Monday, April 15, 2013

Bloom



That person is like a tree planted by streams of water,
which yields its fruit in season
and whose leaf does not wither—
whatever they do prospers.
Psalm 1:3

"Mom, it's purple flowers.  The tree."  We were driving to church.  My daughter was being her observant self.  She has been extra vigilant lately, watching the news in the mornings - keeping her eyes and ears open for the daily forecast.  Definitely a warm-weather girl, she was really excited to get into her shorts drawer last week - shorts and t-shirts.  And sandals.  Funny girl -  she shows me how the pink in the plaid of her shorts matches the pink shirt she's picked out, that matches the pink sandals... Where did she get that (I'm rolling my eyes, here...)

One of the discussions my husband and I have on a fairly regular basis, is about where we are going to retire.  This last move was a hard one.  We left a house we loved, a house we had worked on - made to fit our wants and needs - to start over again in a new place.  I remember talking with my sister about the impending move.  She was telling me that the thought of moving boggled her - having to set up a house, establish - new friends, new schools, new church, new, new.  Silly me.  I told her that home isn't a place - it's not the bricks, wood, plumbing, and yard.  It's not the house.  It's the people - the family; it's bringing out and putting up the keepsakes that travel from place to place.  The pictures, the books, the familiar...

So, we moved into a house - a rental.  And we should be happy.  We have our stuff - we both have jobs.  My daughter has been able to establish a schedule that she likes.  It's not a small house.  It has a big yard - with trees, and grass.  It has a big driveway.  It's not too close to neighbors; it's not too far from shopping and amenities.  It's in a safe neighborhood.  We thought - two years.  We can make it work for two years.  Yet....

We've been struggling with this house.  It doesn't belong to us.  We can't change the things we want to change.  There is no flow - the rooms are choppy and isolated.  We have made the house work for us, but it doesn't fit us...  Everyday, we think two years...

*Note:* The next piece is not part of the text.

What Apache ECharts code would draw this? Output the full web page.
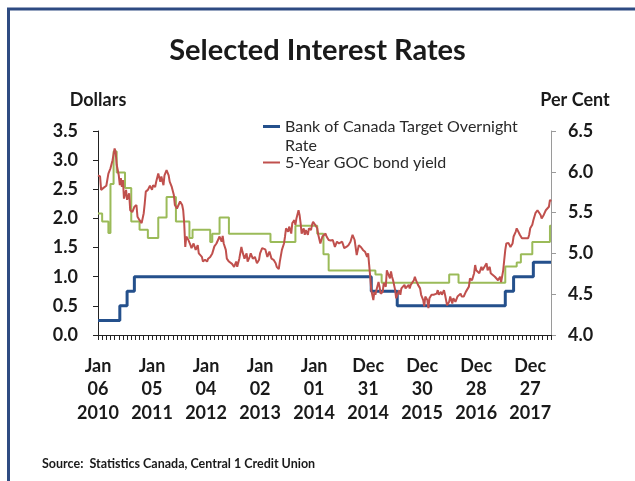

We love this area.  It fulfills a lot of our family wants and needs.  I like four seasons.  The area has four seasons.  My husband and daughter like warmth.  Spring, summer and fall stay fairly warm - winter is short.   It's close to the things we need - a good church, a military base, a good school district, active adult programs for my daughter, proximity to interesting locations - the beach, historical sites, cities.  The people are friendly.  There are lots of outdoor recreation opportunities... We love this place.

We're in the process of looking for a house to buy.  Something that fits.  Something that will be a home for us - a place of refuge.  These trees fascinate me.  I was impressed with their fall colors last autumn.  I enjoyed the tracery of their bare branches during the winter.  I relish the neon green of the leaves that are now pushing through the spring buds.  The variety and intensity of the colors blooming amaze me.

About two states ago, as I was leaving a 'dream job' for our move to Texas, I was told to bloom where I was planted.  That's what these trees are doing - glorious leaves and blossoms.  That's what we need to do here - God is preparing a place for us - a sanctuary.  We may find it soon, we may not.  Our job, my job, is to bloom where we're planted.  Home is not this house - home is us.  It's time to appreciate those purple flowers with new eyes.  Eyes of gratitude.  And praise.

Thank you, God.  For providing us with this home, this place, this opportunity.  Help me to choose joy.